Любовь и супружество
Древнерусская литература признает достойной уважения и подражания только любовь семейную (Панченко, 1973; Гладкова, 1999; Пушкарева, 1999а). Основной супружеской добродетелью была не страсть, а верность. О других, менее платонических чувствах грамотный читатель домонгольского и раннего московского времени мог прочесть только в переводных (греческих) произведениях. Даже такие слова, как «ласка» и «ласкати», до конца XVII в. не имели в русском языке чувственного оттенка.

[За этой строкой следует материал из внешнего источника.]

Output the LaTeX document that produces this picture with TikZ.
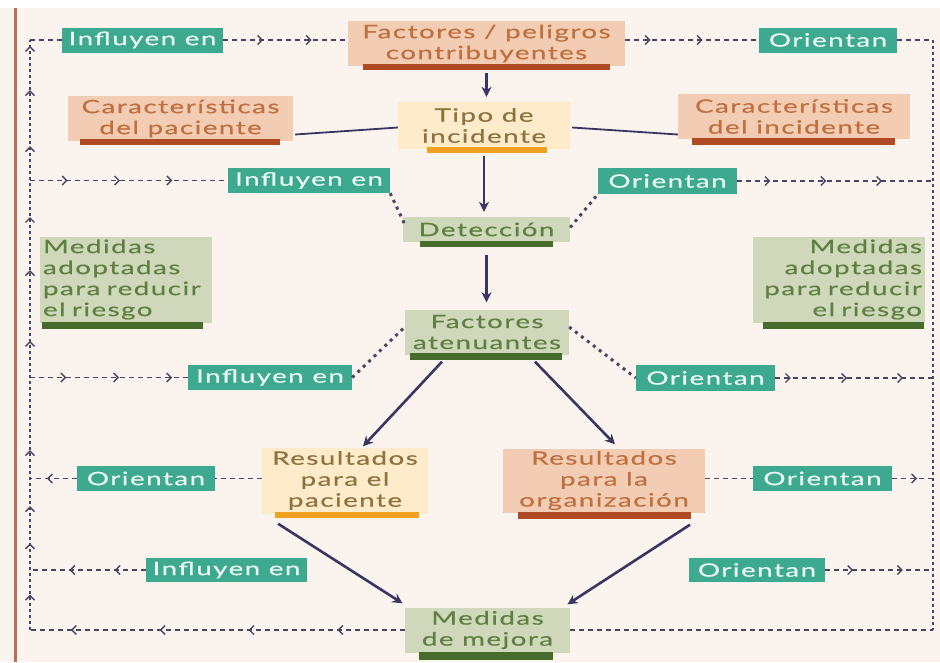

«Повесть о Петре и Февронии» монаха Ермолая Еразма (XVI в.), которую часто называют первым русским «любовным романом», на самом деле изображает совершенно бестелесные отношения. Крестьянская девушка Феврония, излечившая храброго муромского князя Петра, который в награду женился на ней, причем Феврония его к этому принудила, не прелестна, а мудра. Ни Феврония, ни Петр страстной любви вообще не знают. Когда Феврония заметила, что один из приближенных мужа засматривается на нее, она велела ему зачерпнуть воды с разных сторон лодки и спросила, одинакова ли вода или одна слаще другой. Услышав ответ «одинакова», мудрая княгиня сказала: «Тако и естество женско», так что бессмысленно вожделеть к чужой жене, пренебрегая собственной. Центральный мотив повести не любовь, а супружеская верность. Позже эта пара была причислена к лику православных святых. Желая угодить РПЦ, современные российские СМИ называют день Петра и Февронии православным аналогом и заменой дня святого Валентина. Но между этими сюжетами нет ничего общего. Житийная концовка повести (похороненные в разных гробах супруги наутро оказались в общем гробу, где их и оставили) немыслима ни в «Тристане и Изольде», ни в «Ромео и Джульетте» (Кантор, 2003. С. 106).